Dataset items
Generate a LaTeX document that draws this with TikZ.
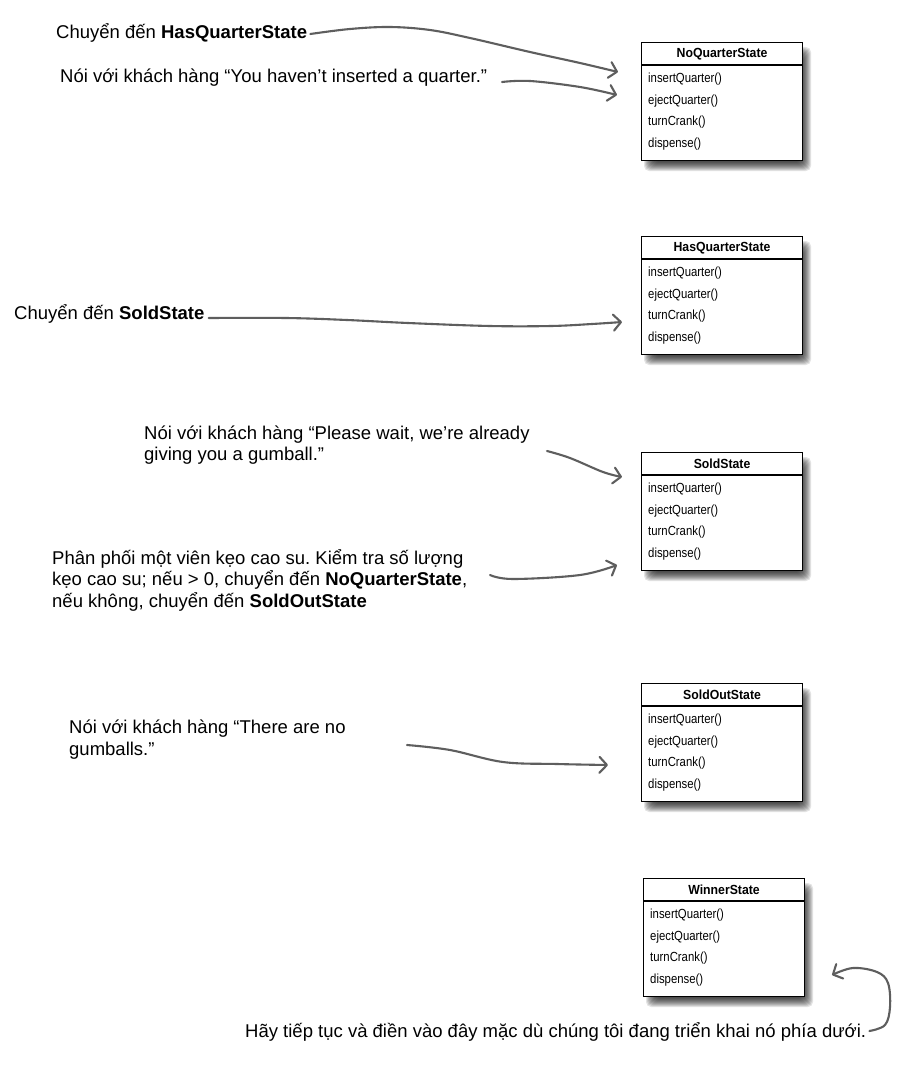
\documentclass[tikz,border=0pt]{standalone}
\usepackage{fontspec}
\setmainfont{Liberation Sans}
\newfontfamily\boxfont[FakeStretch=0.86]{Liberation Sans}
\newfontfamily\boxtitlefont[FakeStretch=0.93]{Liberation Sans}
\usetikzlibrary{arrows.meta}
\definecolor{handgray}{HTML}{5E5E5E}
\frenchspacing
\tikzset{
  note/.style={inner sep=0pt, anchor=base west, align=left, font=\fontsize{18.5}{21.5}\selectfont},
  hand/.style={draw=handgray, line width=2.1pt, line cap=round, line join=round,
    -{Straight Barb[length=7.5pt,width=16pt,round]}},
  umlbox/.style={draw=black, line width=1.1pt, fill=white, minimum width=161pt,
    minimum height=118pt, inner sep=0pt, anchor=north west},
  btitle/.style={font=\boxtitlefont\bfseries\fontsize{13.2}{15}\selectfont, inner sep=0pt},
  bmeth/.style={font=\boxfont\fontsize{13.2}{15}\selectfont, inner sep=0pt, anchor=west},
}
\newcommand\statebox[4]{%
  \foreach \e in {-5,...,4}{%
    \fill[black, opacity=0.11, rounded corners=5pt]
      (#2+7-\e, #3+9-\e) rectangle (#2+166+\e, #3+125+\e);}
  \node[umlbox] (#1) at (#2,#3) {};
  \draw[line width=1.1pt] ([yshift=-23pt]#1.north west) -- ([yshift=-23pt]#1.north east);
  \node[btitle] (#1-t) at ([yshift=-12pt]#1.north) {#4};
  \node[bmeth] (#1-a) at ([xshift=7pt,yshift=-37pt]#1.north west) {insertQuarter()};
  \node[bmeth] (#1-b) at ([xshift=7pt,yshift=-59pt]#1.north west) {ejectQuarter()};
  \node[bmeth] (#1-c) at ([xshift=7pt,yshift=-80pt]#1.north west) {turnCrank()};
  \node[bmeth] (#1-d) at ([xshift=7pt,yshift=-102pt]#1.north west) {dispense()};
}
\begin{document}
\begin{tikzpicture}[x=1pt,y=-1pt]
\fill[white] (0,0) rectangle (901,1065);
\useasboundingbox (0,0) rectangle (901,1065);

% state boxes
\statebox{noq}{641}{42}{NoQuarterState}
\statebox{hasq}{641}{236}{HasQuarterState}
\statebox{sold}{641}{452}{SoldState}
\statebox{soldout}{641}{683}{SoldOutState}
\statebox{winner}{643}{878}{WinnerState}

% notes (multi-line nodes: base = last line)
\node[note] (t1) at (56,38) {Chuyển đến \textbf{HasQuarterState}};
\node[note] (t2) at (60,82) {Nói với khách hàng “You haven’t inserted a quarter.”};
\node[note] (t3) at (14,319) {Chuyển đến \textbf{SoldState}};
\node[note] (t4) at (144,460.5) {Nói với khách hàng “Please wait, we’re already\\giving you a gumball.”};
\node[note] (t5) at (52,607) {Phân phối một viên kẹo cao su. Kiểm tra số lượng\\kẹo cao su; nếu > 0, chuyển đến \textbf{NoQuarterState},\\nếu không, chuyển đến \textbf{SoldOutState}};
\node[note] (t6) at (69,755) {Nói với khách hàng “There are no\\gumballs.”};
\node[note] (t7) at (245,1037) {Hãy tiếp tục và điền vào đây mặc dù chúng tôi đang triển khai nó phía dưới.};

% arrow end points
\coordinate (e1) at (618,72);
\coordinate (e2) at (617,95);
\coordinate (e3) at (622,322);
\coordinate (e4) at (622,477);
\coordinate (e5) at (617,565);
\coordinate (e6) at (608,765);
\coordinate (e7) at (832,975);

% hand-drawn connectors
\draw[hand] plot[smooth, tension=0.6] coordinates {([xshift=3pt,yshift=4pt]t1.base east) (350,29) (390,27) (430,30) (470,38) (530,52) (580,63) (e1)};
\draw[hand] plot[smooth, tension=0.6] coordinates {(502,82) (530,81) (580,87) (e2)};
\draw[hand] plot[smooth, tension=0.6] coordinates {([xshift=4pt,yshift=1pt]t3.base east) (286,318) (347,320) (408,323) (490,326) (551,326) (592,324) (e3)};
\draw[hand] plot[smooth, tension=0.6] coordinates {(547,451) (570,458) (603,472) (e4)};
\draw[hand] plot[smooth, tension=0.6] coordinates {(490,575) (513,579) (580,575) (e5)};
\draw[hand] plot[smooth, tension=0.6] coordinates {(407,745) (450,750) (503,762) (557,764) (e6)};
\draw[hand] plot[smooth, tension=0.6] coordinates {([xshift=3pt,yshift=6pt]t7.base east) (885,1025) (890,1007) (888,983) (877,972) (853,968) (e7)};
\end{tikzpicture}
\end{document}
---
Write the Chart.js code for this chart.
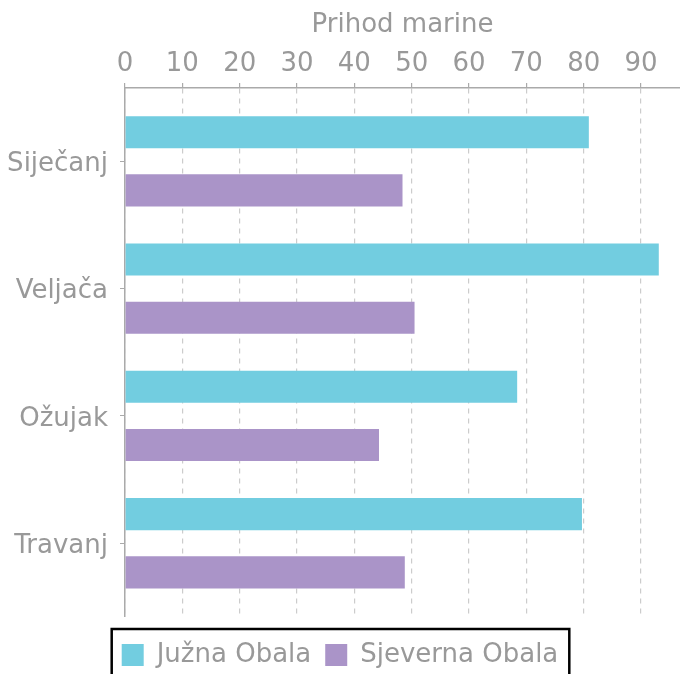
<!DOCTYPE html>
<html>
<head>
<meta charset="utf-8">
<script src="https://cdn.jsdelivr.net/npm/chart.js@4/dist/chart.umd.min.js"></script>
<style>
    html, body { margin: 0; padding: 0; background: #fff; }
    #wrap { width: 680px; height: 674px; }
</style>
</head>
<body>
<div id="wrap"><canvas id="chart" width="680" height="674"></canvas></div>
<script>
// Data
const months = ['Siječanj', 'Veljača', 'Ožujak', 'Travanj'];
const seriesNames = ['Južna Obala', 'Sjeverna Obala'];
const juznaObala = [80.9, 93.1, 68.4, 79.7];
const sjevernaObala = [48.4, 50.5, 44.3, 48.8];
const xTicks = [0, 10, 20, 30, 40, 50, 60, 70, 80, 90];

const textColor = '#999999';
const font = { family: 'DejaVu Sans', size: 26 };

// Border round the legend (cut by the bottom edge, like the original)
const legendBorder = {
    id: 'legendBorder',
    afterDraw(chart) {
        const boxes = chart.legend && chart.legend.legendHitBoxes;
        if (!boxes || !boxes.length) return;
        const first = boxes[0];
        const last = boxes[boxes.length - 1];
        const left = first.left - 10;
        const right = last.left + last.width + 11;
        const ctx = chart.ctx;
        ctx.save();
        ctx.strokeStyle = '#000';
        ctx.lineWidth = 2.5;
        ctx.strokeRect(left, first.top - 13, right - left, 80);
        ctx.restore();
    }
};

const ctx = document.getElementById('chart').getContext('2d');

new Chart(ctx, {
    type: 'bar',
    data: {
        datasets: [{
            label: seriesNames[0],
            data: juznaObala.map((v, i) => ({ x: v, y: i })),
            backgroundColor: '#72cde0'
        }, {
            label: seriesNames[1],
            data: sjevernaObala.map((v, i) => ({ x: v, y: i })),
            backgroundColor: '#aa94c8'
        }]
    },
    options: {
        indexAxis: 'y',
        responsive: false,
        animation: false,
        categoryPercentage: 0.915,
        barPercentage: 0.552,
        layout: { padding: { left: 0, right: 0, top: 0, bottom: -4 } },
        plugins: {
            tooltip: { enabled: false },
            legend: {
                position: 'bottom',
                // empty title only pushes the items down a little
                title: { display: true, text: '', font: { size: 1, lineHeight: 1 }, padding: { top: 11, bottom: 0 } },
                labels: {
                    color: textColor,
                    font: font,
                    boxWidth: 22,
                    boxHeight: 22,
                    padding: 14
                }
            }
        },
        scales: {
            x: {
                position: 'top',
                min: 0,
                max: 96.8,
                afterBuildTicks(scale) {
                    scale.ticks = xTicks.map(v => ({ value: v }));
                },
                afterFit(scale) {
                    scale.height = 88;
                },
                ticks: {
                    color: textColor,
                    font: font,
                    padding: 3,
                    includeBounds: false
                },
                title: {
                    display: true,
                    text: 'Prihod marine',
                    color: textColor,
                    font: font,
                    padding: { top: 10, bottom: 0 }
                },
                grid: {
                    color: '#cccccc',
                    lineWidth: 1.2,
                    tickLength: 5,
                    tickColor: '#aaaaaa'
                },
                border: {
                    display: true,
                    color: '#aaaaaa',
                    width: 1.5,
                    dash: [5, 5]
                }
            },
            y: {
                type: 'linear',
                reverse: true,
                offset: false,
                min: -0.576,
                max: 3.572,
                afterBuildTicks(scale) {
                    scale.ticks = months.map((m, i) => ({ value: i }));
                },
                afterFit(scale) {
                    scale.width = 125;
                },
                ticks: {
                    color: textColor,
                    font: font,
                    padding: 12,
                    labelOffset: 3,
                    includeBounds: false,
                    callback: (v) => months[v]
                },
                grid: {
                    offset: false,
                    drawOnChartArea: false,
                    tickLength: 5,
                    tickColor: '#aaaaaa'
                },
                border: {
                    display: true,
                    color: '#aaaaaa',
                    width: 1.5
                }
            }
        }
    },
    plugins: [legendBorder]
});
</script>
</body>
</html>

**Exercise prompt**
Tally the lines in the entries above that hold the word "this". Reply with nothing but that count.

**Written solution**
2